In a statement released tonight a police spokesman said officers did act lawfully.

“We sought legal advice, which also took into account advice from Crown Law, in relation to the initial Health Notice (25 March). On the basis of this advice, we were able to issue appropriate operational guidance to enable our people to act lawfully in circumstances.”

Ten days after the level 4 lockdown started Bloomfield issued a second directive, again under the Health Act. It effectively told everyone to stay in their houses, unless they were on essential business.

The police then issued their own guidelines on how they could enforce it.

“The key point being, between March 24 and April 3 much of the “Lockdown rules” actually had no enforceability in law – which is what Crown Law is saying, and which is why the new notice had to be issued,” Professor Geddis said.

So the problem was then rectified, maybe, (subject to the judicial review).

Graeme Edgler also seems to have had doubts about legality but thought the actions sensible.

Despite Police and Attorney-General claims that restrictions were legal the law is going to be changed anyway. From the Beehive:

Covid-19 response: New legal framework as move to Alert Level 2 considered

A new law providing a legal framework for Covid-19 Alert Level 2 will be introduced and debated next week.

“The changes will ensure that controls on gatherings of people and physical distancing are still enforceable,” Attorney-General David Parker said.

Enforceability to date has relied on the Epidemic Notice, the Health Act and the Civil Defence Emergency Management Act.

There will be fewer restrictions under Alert Level 2 but those remaining still need to be enforceable. We don’t want these narrower controls to rely on a National State of Emergency.

“I would reiterate what the Prime Minister has said: There has been no gap in the legal underpinning or in the enforcement powers under the notices that have been issued under Level 3 and Level 4. This change is not retrospective and does not need to be.

“All notices that have been issued are in the public domain, as is the legislation upon which they are based.”

Recent speculation that the Government’s legal advice had thrown doubt on the police enforcement powers under Level 4 is wrong. That speculation is based on draft views provided to agencies for feedback. That was not the considered advice of Crown Law, which was that there was no gap in enforcement powers.

The new law will also:

  • Recognise the centrality of health factors in the measures we need to take;
  • Provide that the Minister of Health become the decision maker on the advice of the Director-General of Health;
  • Provide a transparent basis for how the rules will work and how they can be enforced;
  • Also provide for economic and social factors to be taken into account in determining appropriate measures.

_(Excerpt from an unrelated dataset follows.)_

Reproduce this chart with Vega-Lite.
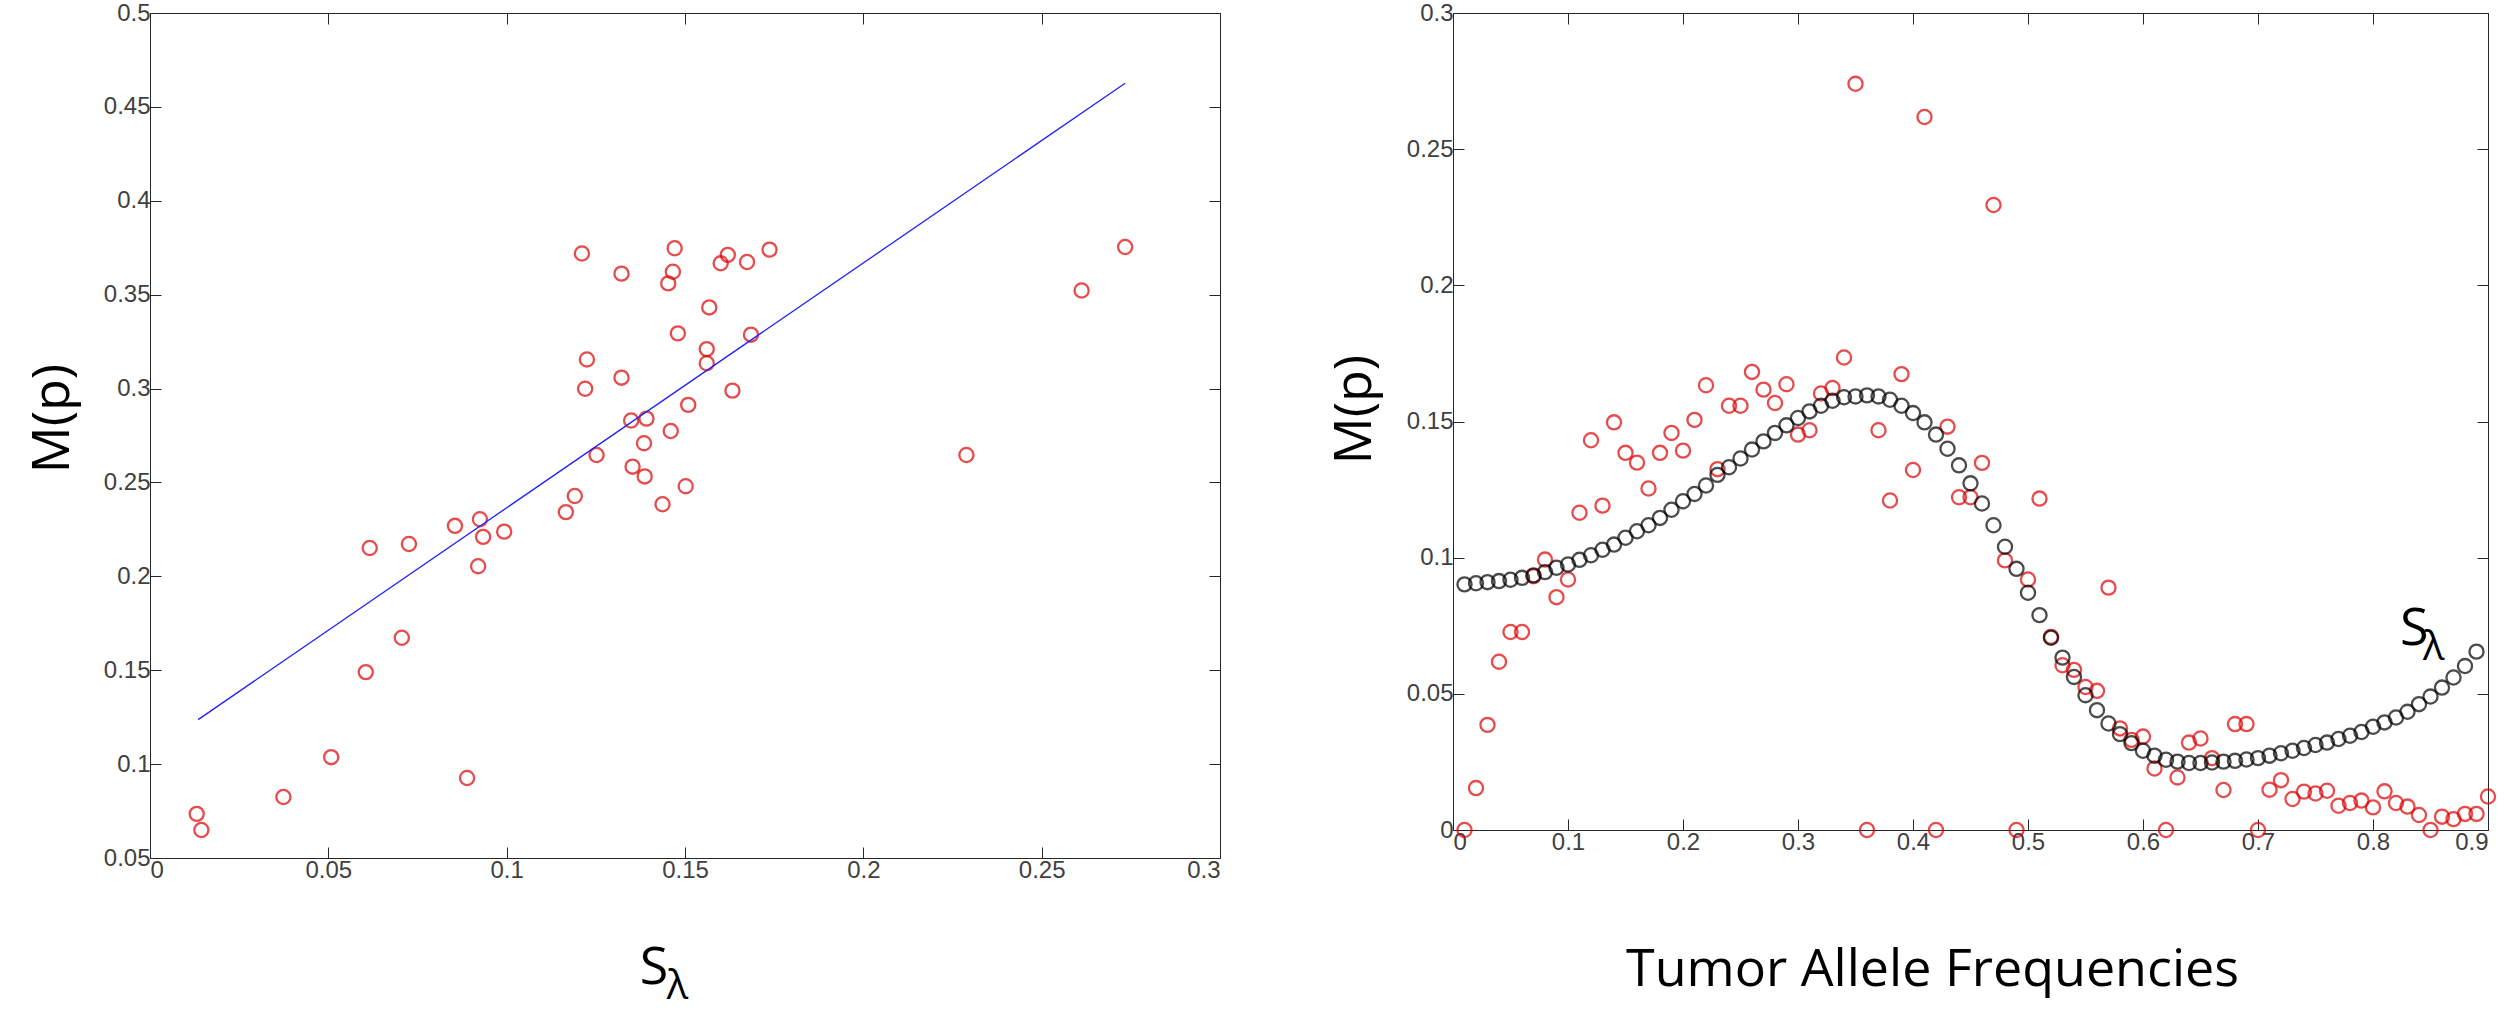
{
  "$schema": "https://vega.github.io/schema/vega-lite/v6.json",
  "padding": {"left": 25, "top": 0, "right": 0, "bottom": 15},
  "background": "white",
  "spacing": 233,
  "bounds": "flush",
  "config": {
    "view": {"stroke": "#262626", "strokeWidth": 1},
    "axis": {
      "grid": false,
      "domain": false,
      "ticks": true,
      "tickSize": -11,
      "tickColor": "#262626",
      "tickWidth": 1,
      "labelFont": "Liberation Sans",
      "labelFontSize": 24,
      "labelColor": "#404040",
      "labelPadding": 11,
      "titleFont": "Open Sans",
      "titleFontSize": 52,
      "titleFontWeight": "normal",
      "titleColor": "black"
    }
  },
  "datasets": {
    "scatter": [
      {"s": 0.0131, "m": 0.0735}, {"s": 0.0144, "m": 0.0649}, {"s": 0.0374, "m": 0.0825},
      {"s": 0.0508, "m": 0.1037}, {"s": 0.0605, "m": 0.149}, {"s": 0.0616, "m": 0.2151},
      {"s": 0.0706, "m": 0.1673}, {"s": 0.0726, "m": 0.2172}, {"s": 0.0855, "m": 0.2269},
      {"s": 0.0889, "m": 0.0926}, {"s": 0.0925, "m": 0.2304}, {"s": 0.0934, "m": 0.221},
      {"s": 0.092, "m": 0.2054}, {"s": 0.0993, "m": 0.2238}, {"s": 0.1166, "m": 0.2342},
      {"s": 0.1191, "m": 0.2428}, {"s": 0.1211, "m": 0.3719}, {"s": 0.1225, "m": 0.3155},
      {"s": 0.122, "m": 0.2999}, {"s": 0.1252, "m": 0.2646}, {"s": 0.1322, "m": 0.3612},
      {"s": 0.1322, "m": 0.3058}, {"s": 0.1349, "m": 0.283}, {"s": 0.1353, "m": 0.2584},
      {"s": 0.1392, "m": 0.284}, {"s": 0.1385, "m": 0.2709}, {"s": 0.1387, "m": 0.2532},
      {"s": 0.1437, "m": 0.2384}, {"s": 0.1453, "m": 0.356}, {"s": 0.1466, "m": 0.3622},
      {"s": 0.1471, "m": 0.3747}, {"s": 0.146, "m": 0.2774}, {"s": 0.148, "m": 0.3294},
      {"s": 0.1502, "m": 0.248}, {"s": 0.1509, "m": 0.2913}, {"s": 0.1568, "m": 0.3432},
      {"s": 0.1561, "m": 0.321}, {"s": 0.1561, "m": 0.3135}, {"s": 0.16, "m": 0.3667},
      {"s": 0.162, "m": 0.3712}, {"s": 0.1633, "m": 0.2989}, {"s": 0.1674, "m": 0.3674},
      {"s": 0.1685, "m": 0.3287}, {"s": 0.1737, "m": 0.374}, {"s": 0.2289, "m": 0.2646},
      {"s": 0.2612, "m": 0.3522}, {"s": 0.2734, "m": 0.3754}
    ],
    "fitline": [
      {"s": 0.0135, "m": 0.1237},
      {"s": 0.2734, "m": 0.4626}
    ],
    "observed": [
      {"f": 0.01, "m": 0}, {"f": 0.02, "m": 0.0154}, {"f": 0.03, "m": 0.0386}, {"f": 0.04, "m": 0.0618},
      {"f": 0.05, "m": 0.0727}, {"f": 0.06, "m": 0.0727}, {"f": 0.07, "m": 0.0932}, {"f": 0.08, "m": 0.0993},
      {"f": 0.09, "m": 0.0855}, {"f": 0.10, "m": 0.092}, {"f": 0.11, "m": 0.1165}, {"f": 0.12, "m": 0.1431},
      {"f": 0.13, "m": 0.1191}, {"f": 0.14, "m": 0.1497}, {"f": 0.15, "m": 0.1385}, {"f": 0.16, "m": 0.1349},
      {"f": 0.17, "m": 0.1254}, {"f": 0.18, "m": 0.1385}, {"f": 0.19, "m": 0.1458}, {"f": 0.20, "m": 0.1393},
      {"f": 0.21, "m": 0.1506}, {"f": 0.22, "m": 0.1633}, {"f": 0.23, "m": 0.1325}, {"f": 0.24, "m": 0.1558},
      {"f": 0.25, "m": 0.1558}, {"f": 0.26, "m": 0.1682}, {"f": 0.27, "m": 0.1617}, {"f": 0.28, "m": 0.1568},
      {"f": 0.29, "m": 0.1637}, {"f": 0.30, "m": 0.1452}, {"f": 0.31, "m": 0.1468}, {"f": 0.32, "m": 0.1603},
      {"f": 0.33, "m": 0.1623}, {"f": 0.34, "m": 0.1735}, {"f": 0.35, "m": 0.274}, {"f": 0.36, "m": 0},
      {"f": 0.37, "m": 0.1468}, {"f": 0.38, "m": 0.121}, {"f": 0.39, "m": 0.1674}, {"f": 0.40, "m": 0.1322},
      {"f": 0.41, "m": 0.2618}, {"f": 0.42, "m": 0}, {"f": 0.43, "m": 0.1481}, {"f": 0.44, "m": 0.1222},
      {"f": 0.45, "m": 0.1222}, {"f": 0.46, "m": 0.1348}, {"f": 0.47, "m": 0.2295}, {"f": 0.48, "m": 0.099},
      {"f": 0.49, "m": 0}, {"f": 0.50, "m": 0.092}, {"f": 0.51, "m": 0.1217}, {"f": 0.52, "m": 0.0709},
      {"f": 0.53, "m": 0.0605}, {"f": 0.54, "m": 0.0588}, {"f": 0.55, "m": 0.0525}, {"f": 0.56, "m": 0.0511},
      {"f": 0.57, "m": 0.089}, {"f": 0.58, "m": 0.0373}, {"f": 0.59, "m": 0.0331}, {"f": 0.60, "m": 0.0343},
      {"f": 0.61, "m": 0.0226}, {"f": 0.62, "m": 0}, {"f": 0.63, "m": 0.0193}, {"f": 0.64, "m": 0.0321},
      {"f": 0.65, "m": 0.0336}, {"f": 0.66, "m": 0.0264}, {"f": 0.67, "m": 0.0147}, {"f": 0.68, "m": 0.0389},
      {"f": 0.69, "m": 0.0389}, {"f": 0.70, "m": 0}, {"f": 0.71, "m": 0.0148}, {"f": 0.72, "m": 0.0183},
      {"f": 0.73, "m": 0.0114}, {"f": 0.74, "m": 0.0141}, {"f": 0.75, "m": 0.0134}, {"f": 0.76, "m": 0.0144},
      {"f": 0.77, "m": 0.0089}, {"f": 0.78, "m": 0.0099}, {"f": 0.79, "m": 0.0108}, {"f": 0.80, "m": 0.0083},
      {"f": 0.81, "m": 0.0142}, {"f": 0.82, "m": 0.0099}, {"f": 0.83, "m": 0.0086}, {"f": 0.84, "m": 0.0055},
      {"f": 0.85, "m": 0}, {"f": 0.86, "m": 0.0049}, {"f": 0.87, "m": 0.004}, {"f": 0.88, "m": 0.0059},
      {"f": 0.89, "m": 0.0059}, {"f": 0.90, "m": 0.0123}
    ],
    "slambda": [
      {"f": 0.01, "s": 0.0902}, {"f": 0.02, "s": 0.0906}, {"f": 0.03, "s": 0.091}, {"f": 0.04, "s": 0.0914},
      {"f": 0.05, "s": 0.0919}, {"f": 0.06, "s": 0.0926}, {"f": 0.07, "s": 0.0935}, {"f": 0.08, "s": 0.0947},
      {"f": 0.09, "s": 0.0963}, {"f": 0.10, "s": 0.0975}, {"f": 0.11, "s": 0.0992}, {"f": 0.12, "s": 0.1009},
      {"f": 0.13, "s": 0.1029}, {"f": 0.14, "s": 0.1048}, {"f": 0.15, "s": 0.1073}, {"f": 0.16, "s": 0.1097},
      {"f": 0.17, "s": 0.1119}, {"f": 0.18, "s": 0.1146}, {"f": 0.19, "s": 0.1176}, {"f": 0.20, "s": 0.1207},
      {"f": 0.21, "s": 0.1234}, {"f": 0.22, "s": 0.1265}, {"f": 0.23, "s": 0.1304}, {"f": 0.24, "s": 0.1332},
      {"f": 0.25, "s": 0.1364}, {"f": 0.26, "s": 0.1397}, {"f": 0.27, "s": 0.1427}, {"f": 0.28, "s": 0.1458},
      {"f": 0.29, "s": 0.1486}, {"f": 0.30, "s": 0.1513}, {"f": 0.31, "s": 0.1537}, {"f": 0.32, "s": 0.1558},
      {"f": 0.33, "s": 0.1576}, {"f": 0.34, "s": 0.1589}, {"f": 0.35, "s": 0.1592}, {"f": 0.36, "s": 0.1596},
      {"f": 0.37, "s": 0.1592}, {"f": 0.38, "s": 0.158}, {"f": 0.39, "s": 0.1558}, {"f": 0.40, "s": 0.1531},
      {"f": 0.41, "s": 0.1497}, {"f": 0.42, "s": 0.1452}, {"f": 0.43, "s": 0.14}, {"f": 0.44, "s": 0.1339},
      {"f": 0.45, "s": 0.1273}, {"f": 0.46, "s": 0.1199}, {"f": 0.47, "s": 0.1119}, {"f": 0.48, "s": 0.104},
      {"f": 0.49, "s": 0.0959}, {"f": 0.50, "s": 0.0871}, {"f": 0.51, "s": 0.0789}, {"f": 0.52, "s": 0.0706},
      {"f": 0.53, "s": 0.0633}, {"f": 0.54, "s": 0.0562}, {"f": 0.55, "s": 0.0495}, {"f": 0.56, "s": 0.044},
      {"f": 0.57, "s": 0.0391}, {"f": 0.58, "s": 0.0352}, {"f": 0.59, "s": 0.0319}, {"f": 0.60, "s": 0.0291},
      {"f": 0.61, "s": 0.0273}, {"f": 0.62, "s": 0.0258}, {"f": 0.63, "s": 0.0251}, {"f": 0.64, "s": 0.0246},
      {"f": 0.65, "s": 0.0246}, {"f": 0.66, "s": 0.0248}, {"f": 0.67, "s": 0.0251}, {"f": 0.68, "s": 0.0254},
      {"f": 0.69, "s": 0.0259}, {"f": 0.70, "s": 0.0264}, {"f": 0.71, "s": 0.0273}, {"f": 0.72, "s": 0.0282},
      {"f": 0.73, "s": 0.0291}, {"f": 0.74, "s": 0.0301}, {"f": 0.75, "s": 0.0312}, {"f": 0.76, "s": 0.0321},
      {"f": 0.77, "s": 0.0334}, {"f": 0.78, "s": 0.0346}, {"f": 0.79, "s": 0.036}, {"f": 0.80, "s": 0.0379},
      {"f": 0.81, "s": 0.0395}, {"f": 0.82, "s": 0.0413}, {"f": 0.83, "s": 0.0434}, {"f": 0.84, "s": 0.0462},
      {"f": 0.85, "s": 0.049}, {"f": 0.86, "s": 0.0523}, {"f": 0.87, "s": 0.056}, {"f": 0.88, "s": 0.0602},
      {"f": 0.89, "s": 0.0655}
    ]
  },
  "hconcat": [
    {
      "width": 1070,
      "height": 845,
      "layer": [
        {
          "data": {"name": "scatter"},
          "mark": {"type": "point", "shape": "circle", "filled": false, "color": "#dd0000", "size": 200, "strokeWidth": 2.3},
          "encoding": {
            "x": {
              "field": "s", "type": "quantitative",
              "scale": {"domain": [0, 0.3], "nice": false, "zero": false},
              "axis": {"orient": "bottom", "values": [0, 0.05, 0.1, 0.15, 0.2, 0.25, 0.3], "format": "~g", "title": null}
            },
            "y": {
              "field": "m", "type": "quantitative",
              "scale": {"domain": [0.05, 0.5], "nice": false, "zero": false},
              "axis": {
                "orient": "left",
                "values": [0.05, 0.1, 0.15, 0.2, 0.25, 0.3, 0.35, 0.4, 0.45, 0.5],
                "format": "~g",
                "title": "M(p)",
                "titleX": -82,
                "titleY": 405,
                "titleAlign": "center",
                "titleBaseline": "alphabetic",
                "titleAngle": 270
              }
            }
          }
        },
        {
          "data": {"name": "fitline"},
          "mark": {"type": "line", "color": "#2020ff", "strokeWidth": 1.3},
          "encoding": {
            "x": {
              "field": "s", "type": "quantitative",
              "axis": {"orient": "top", "values": [0, 0.05, 0.1, 0.15, 0.2, 0.25, 0.3], "labels": false, "title": null}
            },
            "y": {
              "field": "m", "type": "quantitative",
              "axis": {"orient": "right", "values": [0.05, 0.1, 0.15, 0.2, 0.25, 0.3, 0.35, 0.4, 0.45, 0.5], "labels": false, "title": null}
            }
          }
        },
        {
          "data": {"values": [{}]},
          "mark": {"type": "text", "text": "S", "font": "Open Sans", "fontSize": 52, "align": "left", "baseline": "alphabetic", "color": "black"},
          "encoding": {
            "x": {"datum": 0.1373, "type": "quantitative", "axis": null},
            "y": {"datum": -0.0171, "type": "quantitative", "axis": null}
          }
        },
        {
          "data": {"values": [{}]},
          "mark": {"type": "text", "text": "λ", "font": "Open Sans", "fontSize": 40, "align": "left", "baseline": "alphabetic", "color": "black"},
          "encoding": {
            "x": {"datum": 0.1449, "type": "quantitative", "axis": null},
            "y": {"datum": -0.0251, "type": "quantitative", "axis": null}
          }
        }
      ]
    },
    {
      "width": 1035,
      "height": 817,
      "layer": [
        {
          "data": {"name": "observed"},
          "mark": {"type": "point", "shape": "circle", "filled": false, "color": "#dd0000", "size": 200, "strokeWidth": 2.3},
          "encoding": {
            "x": {
              "field": "f", "type": "quantitative",
              "scale": {"domain": [0, 0.9], "nice": false, "zero": false},
              "axis": {
                "orient": "bottom",
                "values": [0, 0.1, 0.2, 0.3, 0.4, 0.5, 0.6, 0.7, 0.8, 0.9],
                "format": "~g",
                "title": "Tumor Allele Frequencies",
                "titleX": 479,
                "titleY": 155,
                "titleAlign": "center",
                "titleBaseline": "alphabetic"
              }
            },
            "y": {
              "field": "m", "type": "quantitative",
              "scale": {"domain": [0, 0.3], "nice": false, "zero": false},
              "axis": {
                "orient": "left",
                "values": [0, 0.05, 0.1, 0.15, 0.2, 0.25, 0.3],
                "format": "~g",
                "title": "M(p)",
                "titleX": -83,
                "titleY": 396,
                "titleAlign": "center",
                "titleBaseline": "alphabetic",
                "titleAngle": 270
              }
            }
          }
        },
        {
          "data": {"name": "slambda"},
          "mark": {"type": "point", "shape": "circle", "filled": false, "color": "black", "size": 200, "strokeWidth": 2.3},
          "encoding": {
            "x": {
              "field": "f", "type": "quantitative",
              "axis": {"orient": "top", "values": [0, 0.1, 0.2, 0.3, 0.4, 0.5, 0.6, 0.7, 0.8, 0.9], "labels": false, "title": null}
            },
            "y": {
              "field": "s", "type": "quantitative",
              "axis": {"orient": "right", "values": [0, 0.05, 0.1, 0.15, 0.2, 0.25, 0.3], "labels": false, "title": null}
            }
          }
        },
        {
          "data": {"values": [{}]},
          "mark": {"type": "text", "text": "S", "font": "Open Sans", "fontSize": 52, "align": "left", "baseline": "alphabetic", "color": "black"},
          "encoding": {
            "x": {"datum": 0.8235, "type": "quantitative", "axis": null},
            "y": {"datum": 0.0681, "type": "quantitative", "axis": null}
          }
        },
        {
          "data": {"values": [{}]},
          "mark": {"type": "text", "text": "λ", "font": "Open Sans", "fontSize": 40, "align": "left", "baseline": "alphabetic", "color": "black"},
          "encoding": {
            "x": {"datum": 0.8435, "type": "quantitative", "axis": null},
            "y": {"datum": 0.0626, "type": "quantitative", "axis": null}
          }
        }
      ]
    }
  ]
}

“The country has achieved considerable success in addressing the Covid-19 threat. We have all given up some our liberties as we have worked together to save thousands of lives. As we reduce strictures and restore freedoms, we expect the vast majority of New Zealanders will continue to comply voluntarily with the necessary measures at all Alert Levels, but as we have consistently said, we will enforce the rules where there is serious non-compliance.”